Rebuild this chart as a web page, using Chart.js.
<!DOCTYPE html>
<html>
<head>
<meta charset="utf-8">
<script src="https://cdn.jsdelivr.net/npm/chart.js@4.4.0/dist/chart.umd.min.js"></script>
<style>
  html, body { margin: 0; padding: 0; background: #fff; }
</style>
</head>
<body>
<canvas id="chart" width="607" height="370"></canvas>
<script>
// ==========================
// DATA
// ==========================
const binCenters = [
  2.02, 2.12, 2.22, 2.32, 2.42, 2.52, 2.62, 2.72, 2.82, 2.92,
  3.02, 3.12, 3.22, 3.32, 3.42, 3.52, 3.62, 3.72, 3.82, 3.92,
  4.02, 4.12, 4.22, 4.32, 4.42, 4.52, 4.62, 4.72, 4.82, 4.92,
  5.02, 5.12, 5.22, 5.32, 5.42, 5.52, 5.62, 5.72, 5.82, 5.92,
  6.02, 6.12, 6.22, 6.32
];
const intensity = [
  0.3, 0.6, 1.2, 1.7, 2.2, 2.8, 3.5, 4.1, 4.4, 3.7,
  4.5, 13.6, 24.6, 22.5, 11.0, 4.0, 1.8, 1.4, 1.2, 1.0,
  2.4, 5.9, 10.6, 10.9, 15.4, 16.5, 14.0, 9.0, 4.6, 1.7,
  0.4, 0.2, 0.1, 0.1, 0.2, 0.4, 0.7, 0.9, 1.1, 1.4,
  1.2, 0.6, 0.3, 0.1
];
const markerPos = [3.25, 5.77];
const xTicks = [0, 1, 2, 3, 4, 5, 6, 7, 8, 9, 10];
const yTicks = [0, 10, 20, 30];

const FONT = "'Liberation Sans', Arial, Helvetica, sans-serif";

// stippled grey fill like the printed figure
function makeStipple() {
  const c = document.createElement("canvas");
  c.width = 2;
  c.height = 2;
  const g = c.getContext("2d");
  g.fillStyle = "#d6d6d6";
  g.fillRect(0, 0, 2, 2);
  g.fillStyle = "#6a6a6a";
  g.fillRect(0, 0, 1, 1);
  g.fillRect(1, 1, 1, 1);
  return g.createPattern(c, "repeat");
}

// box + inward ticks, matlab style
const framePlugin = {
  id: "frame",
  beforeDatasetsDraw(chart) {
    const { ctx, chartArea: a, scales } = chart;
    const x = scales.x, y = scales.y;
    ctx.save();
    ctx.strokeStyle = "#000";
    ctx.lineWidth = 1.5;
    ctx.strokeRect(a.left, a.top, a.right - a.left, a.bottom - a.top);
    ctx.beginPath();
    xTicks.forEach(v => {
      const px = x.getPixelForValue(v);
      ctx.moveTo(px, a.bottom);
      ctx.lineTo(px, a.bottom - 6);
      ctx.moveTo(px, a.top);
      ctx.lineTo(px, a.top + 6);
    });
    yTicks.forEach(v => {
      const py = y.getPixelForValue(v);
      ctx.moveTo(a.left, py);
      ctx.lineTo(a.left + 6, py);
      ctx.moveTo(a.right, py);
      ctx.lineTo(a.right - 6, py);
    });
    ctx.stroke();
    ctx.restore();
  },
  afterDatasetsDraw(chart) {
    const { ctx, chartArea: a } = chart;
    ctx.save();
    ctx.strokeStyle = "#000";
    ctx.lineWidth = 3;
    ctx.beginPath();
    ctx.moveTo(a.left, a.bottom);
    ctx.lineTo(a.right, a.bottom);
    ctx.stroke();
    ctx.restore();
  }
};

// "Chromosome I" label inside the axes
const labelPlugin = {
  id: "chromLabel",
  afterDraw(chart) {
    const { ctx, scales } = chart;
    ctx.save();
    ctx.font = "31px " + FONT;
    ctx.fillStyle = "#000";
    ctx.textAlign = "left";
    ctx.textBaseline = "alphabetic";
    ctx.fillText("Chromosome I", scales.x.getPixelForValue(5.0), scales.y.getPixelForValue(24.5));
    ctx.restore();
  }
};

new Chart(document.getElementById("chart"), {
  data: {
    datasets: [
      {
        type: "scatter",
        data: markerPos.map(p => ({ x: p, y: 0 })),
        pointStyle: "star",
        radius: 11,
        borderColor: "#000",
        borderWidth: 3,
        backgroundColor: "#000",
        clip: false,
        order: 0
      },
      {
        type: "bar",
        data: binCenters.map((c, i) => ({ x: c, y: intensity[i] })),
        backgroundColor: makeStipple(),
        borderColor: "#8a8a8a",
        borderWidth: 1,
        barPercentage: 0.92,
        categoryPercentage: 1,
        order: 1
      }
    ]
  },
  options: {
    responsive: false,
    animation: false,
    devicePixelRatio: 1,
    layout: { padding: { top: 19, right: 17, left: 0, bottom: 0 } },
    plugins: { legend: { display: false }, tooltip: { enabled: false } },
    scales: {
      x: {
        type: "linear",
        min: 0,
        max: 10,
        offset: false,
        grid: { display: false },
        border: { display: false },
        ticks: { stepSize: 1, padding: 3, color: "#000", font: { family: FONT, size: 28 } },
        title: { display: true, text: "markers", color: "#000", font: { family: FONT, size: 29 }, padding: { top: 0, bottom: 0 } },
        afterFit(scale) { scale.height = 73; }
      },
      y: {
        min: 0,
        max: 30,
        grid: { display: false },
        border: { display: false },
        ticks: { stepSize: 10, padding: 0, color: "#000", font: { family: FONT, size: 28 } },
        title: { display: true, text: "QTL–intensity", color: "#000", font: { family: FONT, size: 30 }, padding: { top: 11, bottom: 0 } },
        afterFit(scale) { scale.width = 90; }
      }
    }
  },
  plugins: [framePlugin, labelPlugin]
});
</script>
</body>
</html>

* * *

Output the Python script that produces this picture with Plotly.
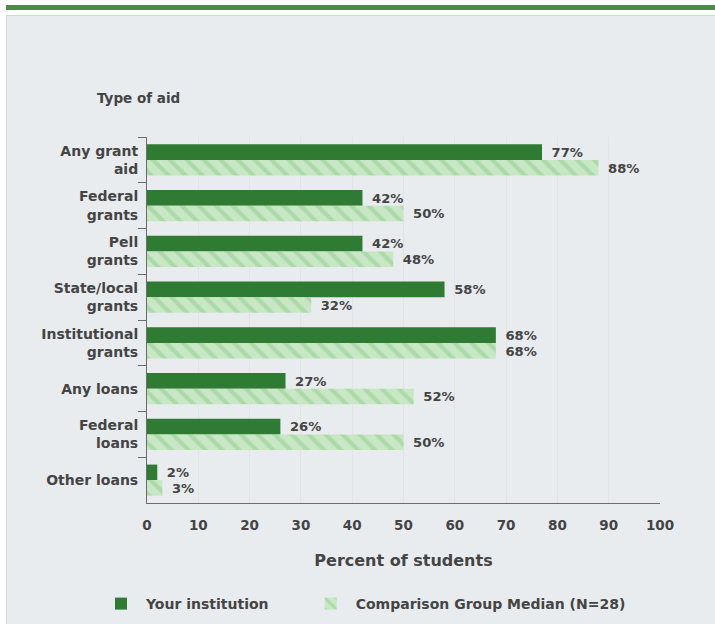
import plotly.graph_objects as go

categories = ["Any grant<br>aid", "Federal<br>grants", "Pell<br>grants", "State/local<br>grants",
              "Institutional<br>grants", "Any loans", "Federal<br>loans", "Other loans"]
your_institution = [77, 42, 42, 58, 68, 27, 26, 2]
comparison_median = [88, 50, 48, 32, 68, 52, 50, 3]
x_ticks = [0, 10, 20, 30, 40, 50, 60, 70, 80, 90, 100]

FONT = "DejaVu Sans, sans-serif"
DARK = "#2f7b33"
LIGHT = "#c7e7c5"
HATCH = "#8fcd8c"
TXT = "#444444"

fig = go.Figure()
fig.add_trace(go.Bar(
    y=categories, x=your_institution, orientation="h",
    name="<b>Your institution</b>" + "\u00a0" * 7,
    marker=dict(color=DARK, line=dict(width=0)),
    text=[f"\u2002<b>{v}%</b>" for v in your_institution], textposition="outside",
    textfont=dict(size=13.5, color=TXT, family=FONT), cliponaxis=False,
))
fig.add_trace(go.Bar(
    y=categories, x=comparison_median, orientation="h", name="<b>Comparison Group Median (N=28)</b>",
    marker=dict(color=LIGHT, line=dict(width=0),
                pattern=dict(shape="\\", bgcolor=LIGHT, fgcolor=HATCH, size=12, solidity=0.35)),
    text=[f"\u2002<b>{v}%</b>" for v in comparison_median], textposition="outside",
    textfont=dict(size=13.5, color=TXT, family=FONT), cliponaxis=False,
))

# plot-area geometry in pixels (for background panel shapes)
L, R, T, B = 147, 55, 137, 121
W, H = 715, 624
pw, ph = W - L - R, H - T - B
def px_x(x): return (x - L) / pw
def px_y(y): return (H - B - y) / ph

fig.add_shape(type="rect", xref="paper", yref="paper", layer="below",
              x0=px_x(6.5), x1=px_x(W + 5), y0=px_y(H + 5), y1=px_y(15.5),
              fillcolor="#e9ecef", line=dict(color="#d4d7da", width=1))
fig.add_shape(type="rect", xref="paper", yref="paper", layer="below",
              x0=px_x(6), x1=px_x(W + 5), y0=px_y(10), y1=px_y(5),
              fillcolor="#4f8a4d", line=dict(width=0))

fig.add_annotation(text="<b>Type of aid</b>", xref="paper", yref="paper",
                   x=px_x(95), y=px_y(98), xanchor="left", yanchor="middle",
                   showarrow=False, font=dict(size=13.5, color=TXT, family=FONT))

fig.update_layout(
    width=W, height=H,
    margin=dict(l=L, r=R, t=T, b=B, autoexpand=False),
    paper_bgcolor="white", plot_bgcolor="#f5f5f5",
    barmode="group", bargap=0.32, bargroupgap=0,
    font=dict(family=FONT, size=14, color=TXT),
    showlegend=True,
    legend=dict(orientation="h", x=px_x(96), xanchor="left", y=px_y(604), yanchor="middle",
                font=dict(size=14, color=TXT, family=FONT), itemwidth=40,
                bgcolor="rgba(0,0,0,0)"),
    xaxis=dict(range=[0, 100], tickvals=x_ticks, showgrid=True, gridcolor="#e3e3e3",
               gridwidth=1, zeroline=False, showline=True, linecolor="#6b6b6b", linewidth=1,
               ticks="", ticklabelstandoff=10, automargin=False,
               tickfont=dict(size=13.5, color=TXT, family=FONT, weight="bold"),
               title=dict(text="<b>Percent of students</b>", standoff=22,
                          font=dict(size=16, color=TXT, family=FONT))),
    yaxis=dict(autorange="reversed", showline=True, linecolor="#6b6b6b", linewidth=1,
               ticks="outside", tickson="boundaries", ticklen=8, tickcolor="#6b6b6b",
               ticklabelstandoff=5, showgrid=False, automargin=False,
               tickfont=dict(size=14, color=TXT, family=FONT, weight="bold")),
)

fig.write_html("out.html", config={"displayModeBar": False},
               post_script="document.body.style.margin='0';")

WHAT YOU NEED TO DO: Make an exact copy of the lines from the one that contains "Output the Python" through the one that contains "import plotly.graph_objects as go", both included, and no other lines. Pictures are skipped.

ANSWER BELOW:
Output the Python script that produces this picture with Plotly.
import plotly.graph_objects as go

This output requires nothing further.